Beware, obstructive sleep apnoea

| Updated on: Mar 18, 2016

Always tired? Check your sleep. Do you wake up feeling unrested and irritable? Or does your family complain of your snoring?

These are common signs of obstructive sleep apnoea (OSA), a sleep disorder that, left untreated, can take its toll on the body and mind, says the United States Food and Drug Administration (USFDA).

Untreated OSA has been linked to high blood pressure, heart attack, stroke, car accidents, and depression. With sleep apnoea, your breathing pauses multiple times during sleep. The pauses last from a few seconds to minutes and can occur more than five times per hour to as high as 100 times. (Fewer than five times per hour is normal.) Sometimes, when you start breathing again, you make a loud snort or choking sound.

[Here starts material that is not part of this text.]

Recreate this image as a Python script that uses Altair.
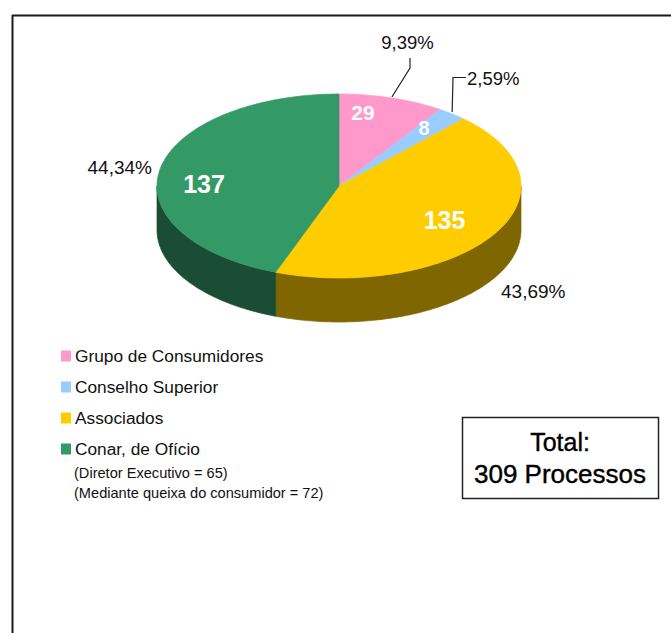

The most common Obstructive Sleep Apnoea is caused by a blockage of the airway, usually when the soft tissue in the back of the throat collapses. The less common form, central sleep apnoea, happens if the area of your brain that controls breathing does not send the correct signals to your breathing muscles.

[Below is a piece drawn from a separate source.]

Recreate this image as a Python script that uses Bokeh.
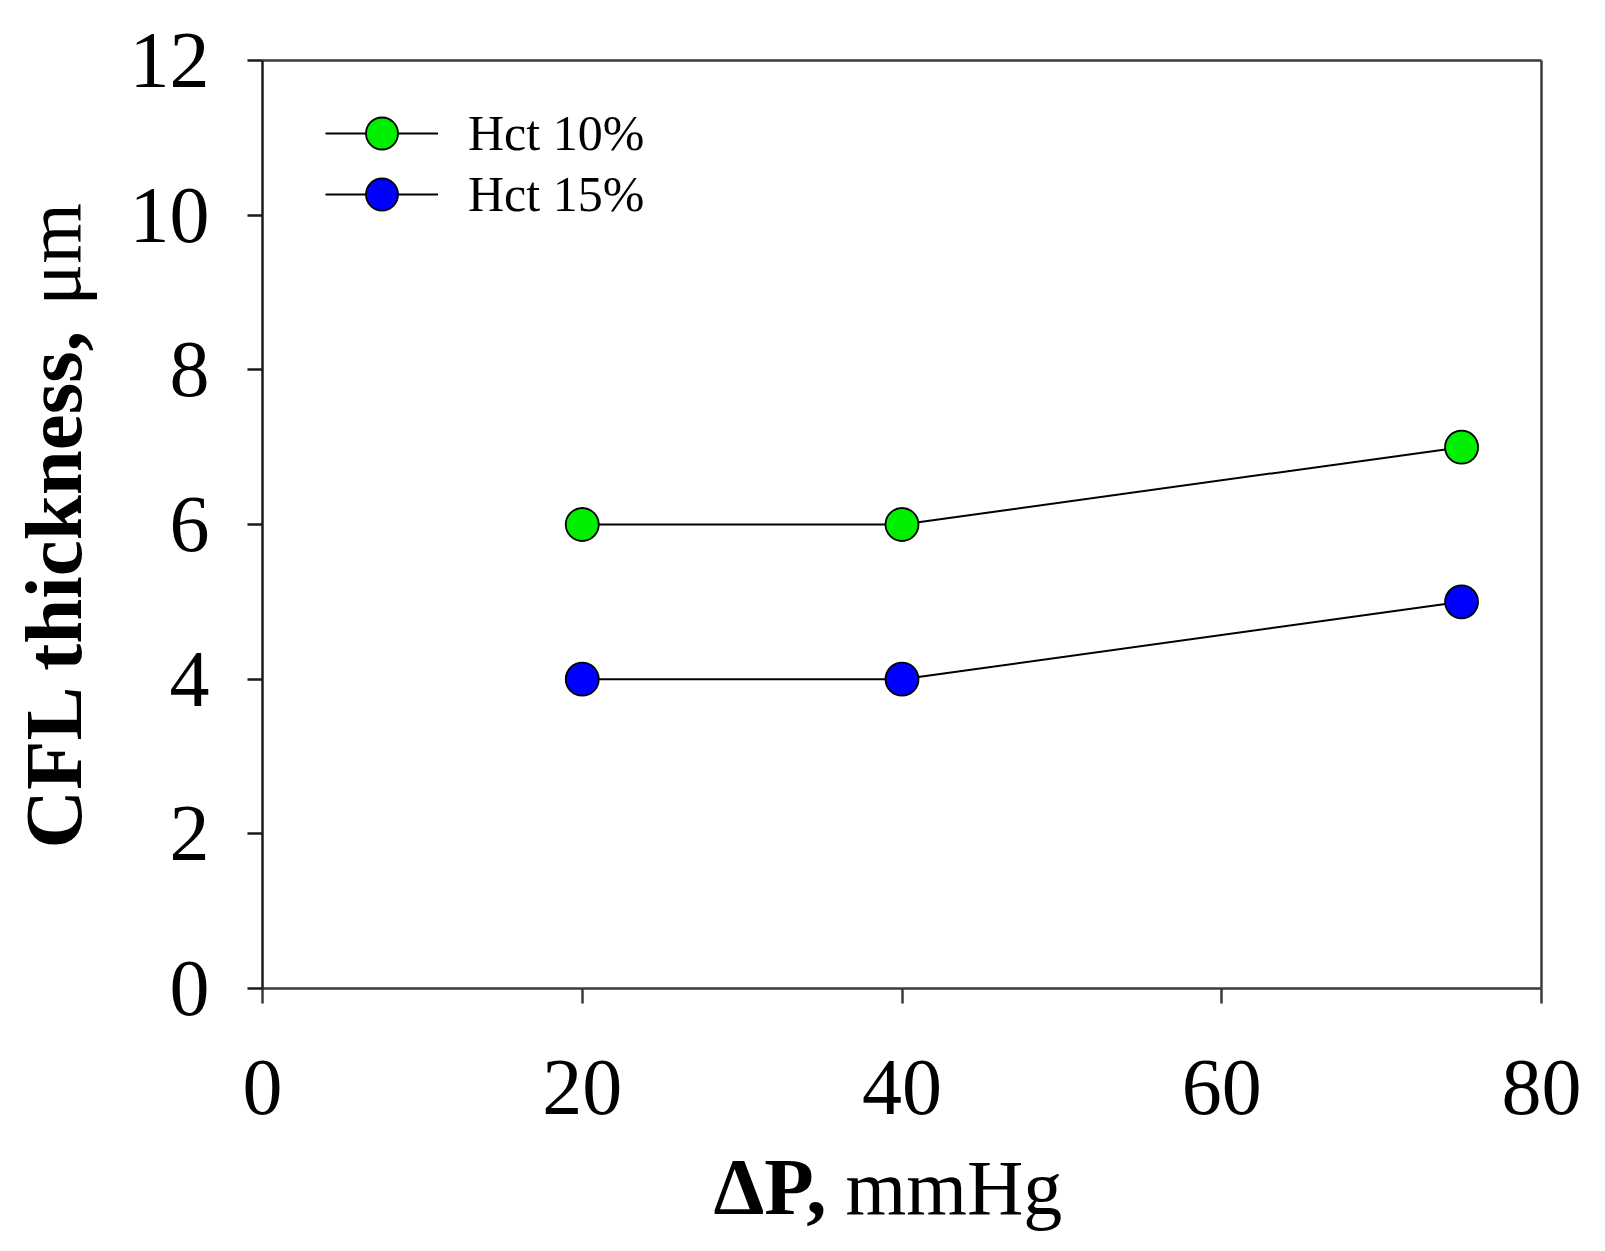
import math
from bokeh.plotting import figure
from bokeh.models import Range1d, FixedTicker, Label, Legend, LinearAxis
from bokeh.embed import file_html
from bokeh.resources import INLINE

# ---- data ----
pressure = [20, 40, 75]                 # ΔP, mmHg
hct10 = [6, 6, 7]                       # CFL thickness, µm
hct15 = [4, 4, 5]
x_ticks = [0, 20, 40, 60, 80]
y_ticks = [0, 2, 4, 6, 8, 10, 12]
x_lim = (0, 80)
y_lim = (0, 12)
series_names = ["Hct 10%", "Hct 15%"]
series_colors = ["#00ee00", "#0000ff"]

FONT = "Liberation Serif"

# ---- layout (pixels) ----
W, H = 1589, 1243
FX0, FX1, FY0, FY1 = 262, 1541, 60, 988      # visible plot box (left, right, top, bottom)
xpx = (FX1 - FX0) / (x_lim[1] - x_lim[0])
ypx = (FY1 - FY0) / (y_lim[1] - y_lim[0])
xr = Range1d(x_lim[0] - FX0 / xpx, x_lim[1] + (W - FX1) / xpx)
yr = Range1d(y_lim[0] - (H - FY1) / ypx, y_lim[1] + FY0 / ypx)

p = figure(width=W, height=H, output_backend="svg", toolbar_location=None,
           x_range=xr, y_range=yr, min_border=0,
           min_border_left=0, min_border_right=0, min_border_top=0, min_border_bottom=0)
p.title.visible = False
p.background_fill_color = "white"
p.border_fill_color = "white"
p.grid.visible = False
p.outline_line_color = None

xa, ya = p.xaxis[0], p.yaxis[0]
xa.fixed_location = y_lim[0]
ya.fixed_location = x_lim[0]
xa.bounds = x_lim
ya.bounds = y_lim
for ax, col in ((xa, "#3a3a3a"), (ya, "#1a1a1a")):
    ax.axis_line_color = col
    ax.axis_line_width = 2.5
    ax.major_tick_line_color = col
    ax.major_tick_line_width = 2.5
    ax.major_tick_in = 0
    ax.major_tick_out = 15
    ax.minor_tick_line_color = None
    ax.major_label_text_font = FONT
    ax.major_label_text_font_size = "80px"
    ax.major_label_text_color = "black"
xa.ticker = FixedTicker(ticks=x_ticks)
ya.ticker = FixedTicker(ticks=y_ticks)
xa.major_label_standoff = 57
ya.major_label_standoff = 38

# top and right edges of the box
for side, loc, bnd in (("above", y_lim[1], x_lim), ("right", x_lim[1], y_lim)):
    ax = LinearAxis(fixed_location=loc, bounds=bnd, ticker=FixedTicker(ticks=[]),
                    axis_line_color="#3a3a3a", axis_line_width=2.5,
                    major_tick_line_color=None, minor_tick_line_color=None,
                    major_label_text_font_size="0px")
    p.add_layout(ax, side)

legend_bottoms = [H - 173, H - 234]   # legend box bottoms, px above canvas bottom
for ys, name, col, ly in zip([hct10, hct15], series_names, series_colors, legend_bottoms):
    r1 = p.line(pressure, ys, line_color="black", line_width=2)
    r2 = p.scatter(pressure, ys, size=33, fill_color=col, line_color="black", line_width=1.8)
    lg = Legend(items=[(name, [r1, r2])], location=(325, ly), padding=0, margin=0,
                glyph_width=113, glyph_height=80, label_standoff=30,
                label_text_font=FONT, label_text_font_size="50px", label_text_color="black",
                border_line_color=None, background_fill_alpha=0)
    p.add_layout(lg)

# axis titles (bold + normal parts)
common = dict(x_units="data", y_units="data", text_font=FONT,
              text_color="black", text_baseline="alphabetic")
p.add_layout(Label(text="CFL thickness,", x=-13.07, y=8.56, angle=math.pi / 2,
                   text_font_size="81px", text_font_style="bold", text_align="right", **common))
p.add_layout(Label(text="μm", x=-13.07, y=8.832, angle=math.pi / 2,
                   text_font_size="78px", text_font_style="normal", text_align="left", **common))
p.add_layout(Label(text="ΔP,", x=35.28, y=-2.573,
                   text_font_size="81px", text_font_style="bold", text_align="right", **common))
p.add_layout(Label(text="mmHg", x=36.47, y=-2.573,
                   text_font_size="78px", text_font_style="normal", text_align="left", **common))

open("out.html", "w").write(file_html(p, INLINE))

Sleep apnoea is almost twice as common in men as it is in women. Risk factors include, being overweight, as extra fat tissue around the neck makes it harder to keep the airway open, smoking, having a family history of sleep apnoea, and having a nasal obstruction due to a deviated septum, allergies or sinus problem.

Children also get sleep apnoea, commonly between ages three and six, largely because of enlarged tonsils and adenoids in the upper airway. The diagnosis of sleep disorders requires a formal sleep study. Polysomnogram, the most common sleep study, takes place in a sleep centre or lab to record brain activity, eye movement, blood pressure and the amount of air that moves in and out of your lungs.